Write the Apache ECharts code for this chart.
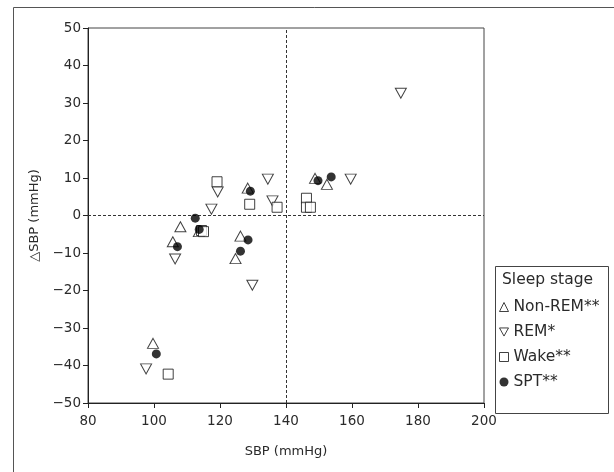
<!DOCTYPE html>
<html>
<head>
<meta charset="utf-8">
<script src="https://cdn.jsdelivr.net/npm/echarts@6/dist/echarts.min.js"></script>
<style>
  html, body { margin: 0; padding: 0; background: #fff; }
  #chart { width: 614px; height: 472px; }
</style>
</head>
<body>
<div id="chart"></div>
<script>
// SBP (x) vs change in SBP (y), one series per sleep stage
const nonRem = [[99.7, -34.1], [105.7, -7.0], [108.0, -3.0], [113.6, -4.3], [124.7, -11.5], [126.2, -5.5], [128.4, 7.3], [148.8, 9.9], [152.4, 8.3]];
const rem    = [[97.6, -40.9], [106.4, -11.6], [117.4, 1.7], [119.3, 6.3], [129.8, -18.6], [134.5, 9.7], [135.9, 3.9], [159.6, 9.7], [174.8, 32.6]];
const wake   = [[104.3, -42.3], [114.4, -4.0], [115.0, -4.3], [119.1, 9.0], [129.0, 3.0], [137.3, 2.2], [146.2, 4.6], [146.2, 2.2], [147.4, 2.2]];
const spt    = [[100.7, -36.9], [107.1, -8.3], [112.5, -0.7], [113.7, -3.7], [126.2, -9.5], [128.5, -6.5], [129.2, 6.5], [149.7, 9.3], [153.7, 10.3]];

const seriesNames = ['Non-REM**', 'REM*', 'Wake**', 'SPT**'];
const legendTitle = 'Sleep stage';
const xTicks = { min: 80, max: 200, step: 20 };
const yTicks = { min: -50, max: 50, step: 10 };
const refX = 140;
const refY = 0;

const FONT = '"DejaVu Sans", sans-serif';
const TXT = '#2a2a2a';
const downTri = 'path://M0,0 L10,0 L5,9 Z';

const chart = echarts.init(document.getElementById('chart'), null, { renderer: 'canvas' });

const hollow = { color: '#fff', borderColor: '#111', borderWidth: 1 };

chart.setOption({
  animation: false,
  backgroundColor: '#fff',
  textStyle: { fontFamily: FONT },
  grid: {
    left: 88, top: 28, width: 396, height: 375,
    show: true, borderColor: '#444', borderWidth: 1, backgroundColor: 'transparent'
  },
  xAxis: {
    type: 'value', min: xTicks.min, max: xTicks.max, interval: xTicks.step,
    name: 'SBP (mmHg)', nameLocation: 'middle', nameGap: 42,
    nameTextStyle: { fontSize: 13, color: TXT, fontFamily: FONT },
    axisLine: { show: true, onZero: false, lineStyle: { color: '#222' } },
    axisTick: { show: true, length: 5, inside: false, lineStyle: { color: '#222' } },
    axisLabel: { fontSize: 13.5, color: TXT, margin: 11, fontFamily: FONT },
    splitLine: { show: false }
  },
  yAxis: {
    type: 'value', min: yTicks.min, max: yTicks.max, interval: yTicks.step,
    name: '\u25B3SBP (mmHg)', nameLocation: 'middle', nameGap: 36, nameRotate: 90,
    nameTextStyle: { fontSize: 13, color: TXT, fontFamily: FONT },
    axisLine: { show: true, onZero: false, lineStyle: { color: '#222' } },
    axisTick: { show: true, length: 5, inside: false, lineStyle: { color: '#222' } },
    axisLabel: { fontSize: 13.5, color: TXT, margin: 7, fontFamily: FONT,
      formatter: v => (v < 0 ? '\u2212' + Math.abs(v) : String(v)) },
    splitLine: { show: false }
  },
  legend: {
    orient: 'vertical', left: 494, top: 294,
    itemWidth: 9, itemHeight: 9, itemGap: 9,
    textStyle: { fontSize: 15.5, color: TXT, fontFamily: FONT },
    data: [
      { name: seriesNames[0], icon: 'triangle', itemStyle: hollow },
      { name: seriesNames[1], icon: downTri, itemStyle: hollow },
      { name: seriesNames[2], icon: 'rect', itemStyle: hollow },
      { name: seriesNames[3], icon: 'circle', itemStyle: { color: '#000', borderWidth: 0 } }
    ]
  },
  graphic: [
    { type: 'rect', left: 11, top: 5, silent: true, z: -1,
      shape: { width: 700, height: 600 },
      style: { fill: 'none', stroke: '#555', lineWidth: 1 } },
    { type: 'rect', left: 493, top: 264, silent: true,
      shape: { width: 113, height: 147 },
      style: { fill: 'none', stroke: '#444', lineWidth: 1 } },
    { type: 'text', left: 502, top: 272, silent: true,
      style: { text: legendTitle, font: '15.5px ' + FONT, fill: TXT } }
  ],
  series: [
    {
      name: seriesNames[0], type: 'scatter', data: nonRem,
      symbol: 'triangle', symbolSize: [11, 10], itemStyle: hollow, z: 2,
      markLine: {
        silent: true, symbol: 'none', label: { show: false },
        lineStyle: { type: [3, 2], color: '#333', width: 1 },
        data: [{ xAxis: refX }, { yAxis: refY }]
      }
    },
    { name: seriesNames[1], type: 'scatter', data: rem,
      symbol: downTri, symbolSize: [11, 10], itemStyle: hollow, z: 3 },
    { name: seriesNames[2], type: 'scatter', data: wake,
      symbol: 'rect', symbolSize: 10, itemStyle: hollow, z: 4 },
    { name: seriesNames[3], type: 'scatter', data: spt,
      symbol: 'circle', symbolSize: 9, itemStyle: { color: '#000' }, z: 5 }
  ]
});
</script>
</body>
</html>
——
Repeat the data in full and exactly. Omit pictures.

- TASK ANSWER
Write the Apache ECharts code for this chart.
<!DOCTYPE html>
<html>
<head>
<meta charset="utf-8">
<script src="https://cdn.jsdelivr.net/npm/echarts@6/dist/echarts.min.js"></script>
<style>
  html, body { margin: 0; padding: 0; background: #fff; }
  #chart { width: 614px; height: 472px; }
</style>
</head>
<body>
<div id="chart"></div>
<script>
// SBP (x) vs change in SBP (y), one series per sleep stage
const nonRem = [[99.7, -34.1], [105.7, -7.0], [108.0, -3.0], [113.6, -4.3], [124.7, -11.5], [126.2, -5.5], [128.4, 7.3], [148.8, 9.9], [152.4, 8.3]];
const rem    = [[97.6, -40.9], [106.4, -11.6], [117.4, 1.7], [119.3, 6.3], [129.8, -18.6], [134.5, 9.7], [135.9, 3.9], [159.6, 9.7], [174.8, 32.6]];
const wake   = [[104.3, -42.3], [114.4, -4.0], [115.0, -4.3], [119.1, 9.0], [129.0, 3.0], [137.3, 2.2], [146.2, 4.6], [146.2, 2.2], [147.4, 2.2]];
const spt    = [[100.7, -36.9], [107.1, -8.3], [112.5, -0.7], [113.7, -3.7], [126.2, -9.5], [128.5, -6.5], [129.2, 6.5], [149.7, 9.3], [153.7, 10.3]];

const seriesNames = ['Non-REM**', 'REM*', 'Wake**', 'SPT**'];
const legendTitle = 'Sleep stage';
const xTicks = { min: 80, max: 200, step: 20 };
const yTicks = { min: -50, max: 50, step: 10 };
const refX = 140;
const refY = 0;

const FONT = '"DejaVu Sans", sans-serif';
const TXT = '#2a2a2a';
const downTri = 'path://M0,0 L10,0 L5,9 Z';

const chart = echarts.init(document.getElementById('chart'), null, { renderer: 'canvas' });

const hollow = { color: '#fff', borderColor: '#111', borderWidth: 1 };

chart.setOption({
  animation: false,
  backgroundColor: '#fff',
  textStyle: { fontFamily: FONT },
  grid: {
    left: 88, top: 28, width: 396, height: 375,
    show: true, borderColor: '#444', borderWidth: 1, backgroundColor: 'transparent'
  },
  xAxis: {
    type: 'value', min: xTicks.min, max: xTicks.max, interval: xTicks.step,
    name: 'SBP (mmHg)', nameLocation: 'middle', nameGap: 42,
    nameTextStyle: { fontSize: 13, color: TXT, fontFamily: FONT },
    axisLine: { show: true, onZero: false, lineStyle: { color: '#222' } },
    axisTick: { show: true, length: 5, inside: false, lineStyle: { color: '#222' } },
    axisLabel: { fontSize: 13.5, color: TXT, margin: 11, fontFamily: FONT },
    splitLine: { show: false }
  },
  yAxis: {
    type: 'value', min: yTicks.min, max: yTicks.max, interval: yTicks.step,
    name: '\u25B3SBP (mmHg)', nameLocation: 'middle', nameGap: 36, nameRotate: 90,
    nameTextStyle: { fontSize: 13, color: TXT, fontFamily: FONT },
    axisLine: { show: true, onZero: false, lineStyle: { color: '#222' } },
    axisTick: { show: true, length: 5, inside: false, lineStyle: { color: '#222' } },
    axisLabel: { fontSize: 13.5, color: TXT, margin: 7, fontFamily: FONT,
      formatter: v => (v < 0 ? '\u2212' + Math.abs(v) : String(v)) },
    splitLine: { show: false }
  },
  legend: {
    orient: 'vertical', left: 494, top: 294,
    itemWidth: 9, itemHeight: 9, itemGap: 9,
    textStyle: { fontSize: 15.5, color: TXT, fontFamily: FONT },
    data: [
      { name: seriesNames[0], icon: 'triangle', itemStyle: hollow },
      { name: seriesNames[1], icon: downTri, itemStyle: hollow },
      { name: seriesNames[2], icon: 'rect', itemStyle: hollow },
      { name: seriesNames[3], icon: 'circle', itemStyle: { color: '#000', borderWidth: 0 } }
    ]
  },
  graphic: [
    { type: 'rect', left: 11, top: 5, silent: true, z: -1,
      shape: { width: 700, height: 600 },
      style: { fill: 'none', stroke: '#555', lineWidth: 1 } },
    { type: 'rect', left: 493, top: 264, silent: true,
      shape: { width: 113, height: 147 },
      style: { fill: 'none', stroke: '#444', lineWidth: 1 } },
    { type: 'text', left: 502, top: 272, silent: true,
      style: { text: legendTitle, font: '15.5px ' + FONT, fill: TXT } }
  ],
  series: [
    {
      name: seriesNames[0], type: 'scatter', data: nonRem,
      symbol: 'triangle', symbolSize: [11, 10], itemStyle: hollow, z: 2,
      markLine: {
        silent: true, symbol: 'none', label: { show: false },
        lineStyle: { type: [3, 2], color: '#333', width: 1 },
        data: [{ xAxis: refX }, { yAxis: refY }]
      }
    },
    { name: seriesNames[1], type: 'scatter', data: rem,
      symbol: downTri, symbolSize: [11, 10], itemStyle: hollow, z: 3 },
    { name: seriesNames[2], type: 'scatter', data: wake,
      symbol: 'rect', symbolSize: 10, itemStyle: hollow, z: 4 },
    { name: seriesNames[3], type: 'scatter', data: spt,
      symbol: 'circle', symbolSize: 9, itemStyle: { color: '#000' }, z: 5 }
  ]
});
</script>
</body>
</html>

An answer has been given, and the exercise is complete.